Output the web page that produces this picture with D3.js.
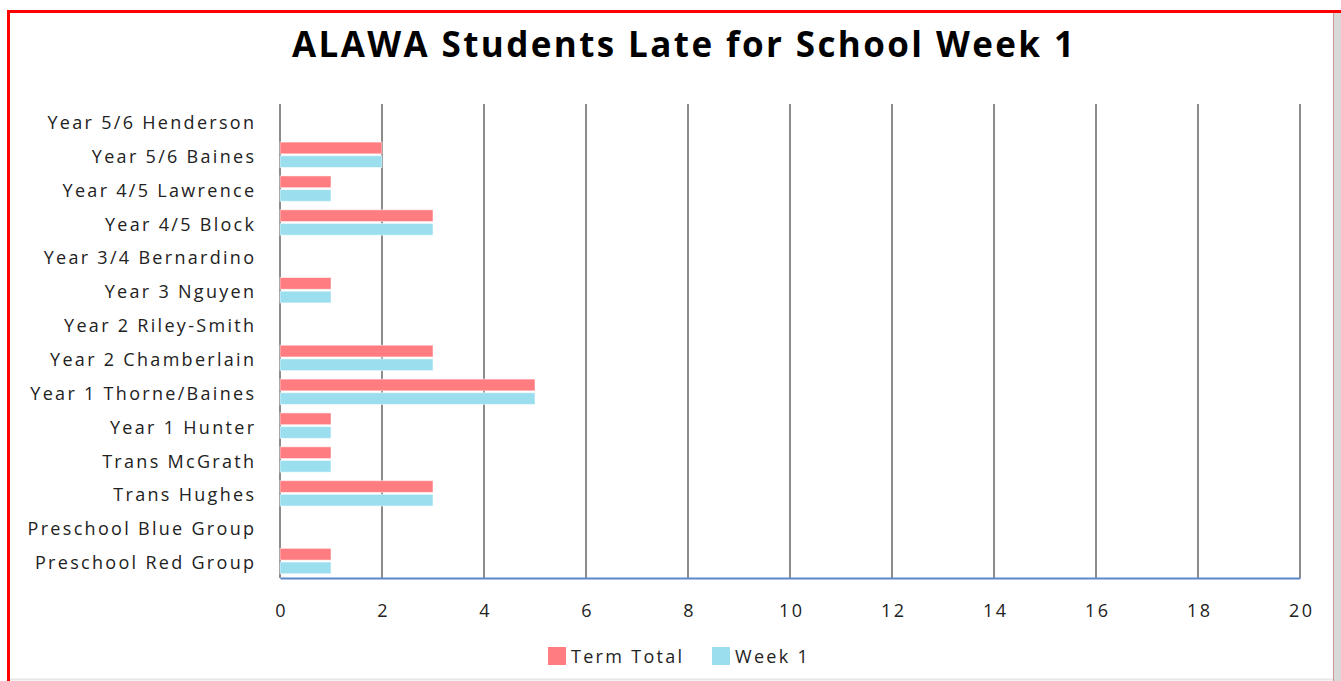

- - - - -

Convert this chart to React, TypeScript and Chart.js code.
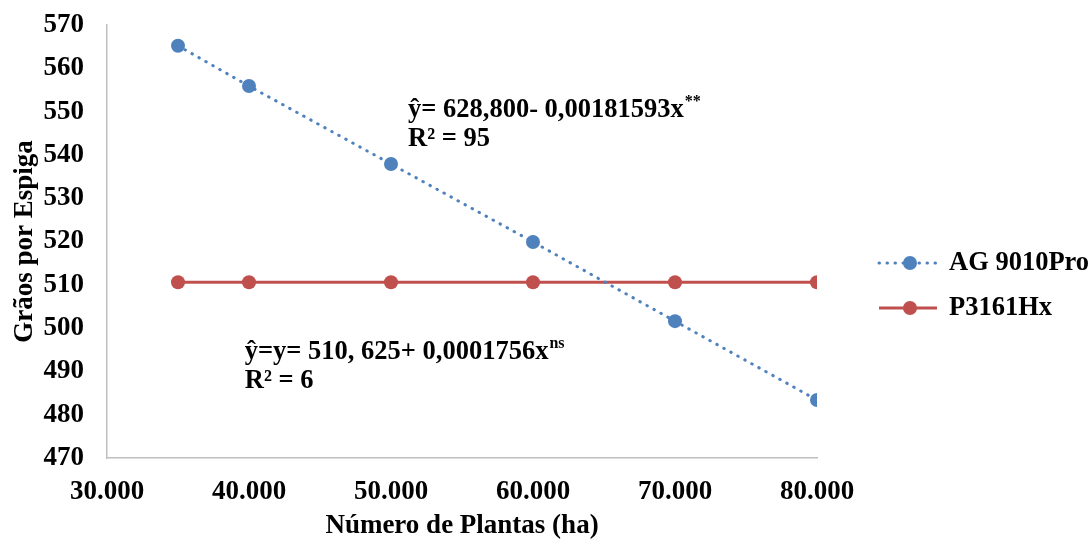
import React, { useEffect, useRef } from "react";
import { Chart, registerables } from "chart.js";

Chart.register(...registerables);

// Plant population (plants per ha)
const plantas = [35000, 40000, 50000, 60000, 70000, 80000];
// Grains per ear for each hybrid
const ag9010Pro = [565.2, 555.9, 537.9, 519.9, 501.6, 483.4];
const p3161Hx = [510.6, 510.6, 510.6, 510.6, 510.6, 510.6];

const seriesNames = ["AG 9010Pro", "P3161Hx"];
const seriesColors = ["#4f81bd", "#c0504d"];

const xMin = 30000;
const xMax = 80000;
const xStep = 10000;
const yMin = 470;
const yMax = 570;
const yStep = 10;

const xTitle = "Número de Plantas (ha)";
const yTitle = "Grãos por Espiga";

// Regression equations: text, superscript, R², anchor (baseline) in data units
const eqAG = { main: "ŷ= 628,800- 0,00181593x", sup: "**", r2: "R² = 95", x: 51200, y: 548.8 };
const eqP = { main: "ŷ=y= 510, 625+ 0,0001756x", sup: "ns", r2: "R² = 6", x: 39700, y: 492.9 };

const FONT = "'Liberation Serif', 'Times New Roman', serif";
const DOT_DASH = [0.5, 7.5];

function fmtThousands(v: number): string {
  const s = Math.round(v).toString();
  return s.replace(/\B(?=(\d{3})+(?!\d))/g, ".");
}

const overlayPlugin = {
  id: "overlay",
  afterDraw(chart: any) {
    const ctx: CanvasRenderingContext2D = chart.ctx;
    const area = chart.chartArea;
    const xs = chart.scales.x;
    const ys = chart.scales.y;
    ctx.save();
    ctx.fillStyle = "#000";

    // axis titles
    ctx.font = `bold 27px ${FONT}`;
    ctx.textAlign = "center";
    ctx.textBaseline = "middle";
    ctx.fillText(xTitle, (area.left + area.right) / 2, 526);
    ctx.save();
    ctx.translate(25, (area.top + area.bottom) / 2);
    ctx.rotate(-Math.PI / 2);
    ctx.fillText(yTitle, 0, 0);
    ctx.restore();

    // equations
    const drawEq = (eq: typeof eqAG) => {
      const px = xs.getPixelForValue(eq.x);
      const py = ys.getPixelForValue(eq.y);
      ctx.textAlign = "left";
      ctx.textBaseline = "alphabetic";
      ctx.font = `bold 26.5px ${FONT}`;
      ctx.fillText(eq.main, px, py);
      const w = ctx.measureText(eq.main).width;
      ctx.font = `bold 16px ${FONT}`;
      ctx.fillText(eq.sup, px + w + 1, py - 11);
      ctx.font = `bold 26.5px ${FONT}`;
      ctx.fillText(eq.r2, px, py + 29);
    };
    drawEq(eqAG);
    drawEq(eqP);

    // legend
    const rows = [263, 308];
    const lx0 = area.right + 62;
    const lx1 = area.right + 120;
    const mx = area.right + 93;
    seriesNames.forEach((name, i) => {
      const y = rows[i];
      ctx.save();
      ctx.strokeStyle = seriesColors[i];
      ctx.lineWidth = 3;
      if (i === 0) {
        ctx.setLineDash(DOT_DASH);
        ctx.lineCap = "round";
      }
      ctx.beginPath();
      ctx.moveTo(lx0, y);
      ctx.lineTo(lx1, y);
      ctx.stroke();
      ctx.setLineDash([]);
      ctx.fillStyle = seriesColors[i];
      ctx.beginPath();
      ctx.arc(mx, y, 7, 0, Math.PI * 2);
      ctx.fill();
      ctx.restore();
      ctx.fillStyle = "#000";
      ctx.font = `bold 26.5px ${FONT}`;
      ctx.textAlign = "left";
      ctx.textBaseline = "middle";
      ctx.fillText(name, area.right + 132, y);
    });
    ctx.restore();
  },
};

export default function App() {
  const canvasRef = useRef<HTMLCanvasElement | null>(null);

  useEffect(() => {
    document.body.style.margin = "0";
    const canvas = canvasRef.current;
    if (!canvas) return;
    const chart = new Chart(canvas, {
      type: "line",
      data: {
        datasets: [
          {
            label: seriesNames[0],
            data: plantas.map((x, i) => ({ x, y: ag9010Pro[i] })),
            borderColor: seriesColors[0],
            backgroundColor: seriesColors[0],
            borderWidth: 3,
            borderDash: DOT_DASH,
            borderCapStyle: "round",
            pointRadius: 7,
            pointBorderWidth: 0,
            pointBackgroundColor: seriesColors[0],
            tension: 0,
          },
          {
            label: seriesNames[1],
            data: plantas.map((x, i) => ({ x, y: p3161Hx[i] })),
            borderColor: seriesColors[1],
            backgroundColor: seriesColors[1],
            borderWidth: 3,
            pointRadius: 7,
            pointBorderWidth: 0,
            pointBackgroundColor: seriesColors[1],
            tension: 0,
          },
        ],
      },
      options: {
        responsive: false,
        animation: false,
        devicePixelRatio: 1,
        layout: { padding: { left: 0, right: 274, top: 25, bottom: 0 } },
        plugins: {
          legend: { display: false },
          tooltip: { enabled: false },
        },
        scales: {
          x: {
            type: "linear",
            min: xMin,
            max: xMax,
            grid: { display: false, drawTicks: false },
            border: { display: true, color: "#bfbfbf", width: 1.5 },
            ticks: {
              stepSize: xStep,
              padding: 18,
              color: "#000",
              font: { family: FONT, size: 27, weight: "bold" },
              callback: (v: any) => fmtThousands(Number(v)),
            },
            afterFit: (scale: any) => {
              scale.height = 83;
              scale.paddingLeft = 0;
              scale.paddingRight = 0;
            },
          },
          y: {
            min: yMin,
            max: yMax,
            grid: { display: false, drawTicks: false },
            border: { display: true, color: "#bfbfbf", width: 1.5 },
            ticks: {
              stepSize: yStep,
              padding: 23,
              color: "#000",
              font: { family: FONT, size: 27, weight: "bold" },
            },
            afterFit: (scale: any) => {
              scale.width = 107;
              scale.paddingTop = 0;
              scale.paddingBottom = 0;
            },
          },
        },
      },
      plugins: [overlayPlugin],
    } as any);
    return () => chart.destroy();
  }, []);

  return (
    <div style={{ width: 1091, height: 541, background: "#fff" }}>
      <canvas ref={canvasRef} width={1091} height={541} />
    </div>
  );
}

- - - - -

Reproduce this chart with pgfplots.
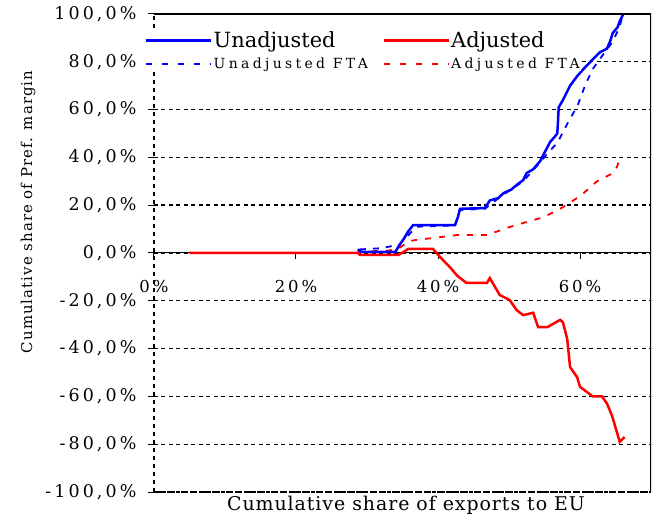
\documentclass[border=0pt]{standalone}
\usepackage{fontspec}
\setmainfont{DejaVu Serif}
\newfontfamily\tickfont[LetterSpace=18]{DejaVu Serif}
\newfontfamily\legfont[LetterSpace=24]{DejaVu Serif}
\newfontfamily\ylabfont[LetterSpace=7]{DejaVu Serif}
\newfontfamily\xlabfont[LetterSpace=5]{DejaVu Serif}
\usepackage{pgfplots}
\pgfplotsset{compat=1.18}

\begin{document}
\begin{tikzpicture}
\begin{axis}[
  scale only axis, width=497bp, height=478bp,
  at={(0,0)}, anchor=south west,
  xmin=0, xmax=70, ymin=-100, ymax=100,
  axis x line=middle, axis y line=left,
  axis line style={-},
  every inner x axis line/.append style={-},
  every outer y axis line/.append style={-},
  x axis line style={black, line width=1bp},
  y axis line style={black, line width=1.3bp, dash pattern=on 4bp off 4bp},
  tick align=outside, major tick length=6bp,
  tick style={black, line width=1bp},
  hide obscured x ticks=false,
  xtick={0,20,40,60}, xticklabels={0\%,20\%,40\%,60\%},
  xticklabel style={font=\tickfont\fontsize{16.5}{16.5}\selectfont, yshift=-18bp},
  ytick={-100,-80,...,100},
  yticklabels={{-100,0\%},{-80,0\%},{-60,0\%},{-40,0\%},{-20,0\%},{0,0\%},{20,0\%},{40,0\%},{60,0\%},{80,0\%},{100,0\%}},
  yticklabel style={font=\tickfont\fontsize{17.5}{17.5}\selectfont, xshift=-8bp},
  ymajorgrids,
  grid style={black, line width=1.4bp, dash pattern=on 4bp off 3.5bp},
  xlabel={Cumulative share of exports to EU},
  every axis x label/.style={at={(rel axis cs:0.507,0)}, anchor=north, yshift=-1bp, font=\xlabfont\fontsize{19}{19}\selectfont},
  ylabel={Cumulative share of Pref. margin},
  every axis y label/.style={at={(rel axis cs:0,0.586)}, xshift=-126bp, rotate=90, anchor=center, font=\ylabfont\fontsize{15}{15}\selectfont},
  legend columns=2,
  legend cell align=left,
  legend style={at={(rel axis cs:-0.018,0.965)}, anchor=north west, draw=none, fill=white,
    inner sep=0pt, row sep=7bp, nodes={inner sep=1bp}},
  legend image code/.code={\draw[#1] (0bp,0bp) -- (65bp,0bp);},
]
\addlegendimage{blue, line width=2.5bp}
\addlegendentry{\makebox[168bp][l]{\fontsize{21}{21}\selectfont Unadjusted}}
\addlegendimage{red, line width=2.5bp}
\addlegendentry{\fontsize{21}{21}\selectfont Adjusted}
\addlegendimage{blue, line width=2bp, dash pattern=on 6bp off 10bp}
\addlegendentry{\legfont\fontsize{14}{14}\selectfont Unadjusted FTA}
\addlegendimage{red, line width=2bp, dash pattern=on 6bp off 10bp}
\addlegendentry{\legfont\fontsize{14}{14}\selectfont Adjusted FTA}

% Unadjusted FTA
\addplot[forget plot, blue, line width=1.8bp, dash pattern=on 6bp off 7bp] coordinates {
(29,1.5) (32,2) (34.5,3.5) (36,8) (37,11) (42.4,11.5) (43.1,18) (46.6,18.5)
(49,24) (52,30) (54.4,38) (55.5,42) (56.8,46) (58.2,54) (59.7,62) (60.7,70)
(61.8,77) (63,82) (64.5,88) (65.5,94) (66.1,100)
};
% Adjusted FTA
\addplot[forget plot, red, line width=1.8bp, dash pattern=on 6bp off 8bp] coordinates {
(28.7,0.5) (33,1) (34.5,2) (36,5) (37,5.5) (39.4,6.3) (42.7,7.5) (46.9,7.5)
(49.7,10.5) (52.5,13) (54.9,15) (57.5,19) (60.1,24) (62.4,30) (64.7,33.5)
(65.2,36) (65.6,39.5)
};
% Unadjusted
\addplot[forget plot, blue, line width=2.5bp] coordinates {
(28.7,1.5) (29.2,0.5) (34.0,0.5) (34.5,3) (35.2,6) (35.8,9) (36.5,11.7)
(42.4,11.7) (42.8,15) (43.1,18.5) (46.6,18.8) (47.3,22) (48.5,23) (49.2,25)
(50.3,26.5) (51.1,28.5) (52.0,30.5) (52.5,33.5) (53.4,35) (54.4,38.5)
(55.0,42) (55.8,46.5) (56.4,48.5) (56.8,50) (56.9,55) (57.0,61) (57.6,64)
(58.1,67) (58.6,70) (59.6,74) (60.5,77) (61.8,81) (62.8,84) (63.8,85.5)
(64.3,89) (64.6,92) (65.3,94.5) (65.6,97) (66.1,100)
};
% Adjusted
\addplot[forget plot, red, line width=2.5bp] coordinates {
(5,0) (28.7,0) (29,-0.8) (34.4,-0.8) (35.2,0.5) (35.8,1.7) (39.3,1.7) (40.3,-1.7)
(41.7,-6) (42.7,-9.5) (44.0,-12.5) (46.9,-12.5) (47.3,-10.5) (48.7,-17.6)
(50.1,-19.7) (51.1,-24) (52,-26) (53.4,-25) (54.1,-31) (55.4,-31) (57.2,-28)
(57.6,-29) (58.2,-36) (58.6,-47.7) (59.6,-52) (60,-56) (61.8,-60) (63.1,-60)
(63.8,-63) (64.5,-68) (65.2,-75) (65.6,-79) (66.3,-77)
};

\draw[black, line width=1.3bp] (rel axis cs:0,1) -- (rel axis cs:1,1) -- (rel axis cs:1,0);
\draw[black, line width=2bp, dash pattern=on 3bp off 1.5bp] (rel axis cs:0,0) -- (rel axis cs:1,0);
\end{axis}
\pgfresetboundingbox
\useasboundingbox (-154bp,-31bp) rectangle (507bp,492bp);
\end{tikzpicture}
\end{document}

- - - - -

### [WHAT YOU WILL DO]
Only lines holding the string "this" are wanted; gather each one from the entries above.

### [RIGHT ANSWER]
Output the web page that produces this picture with D3.js.
Convert this chart to React, TypeScript and Chart.js code.
Reproduce this chart with pgfplots.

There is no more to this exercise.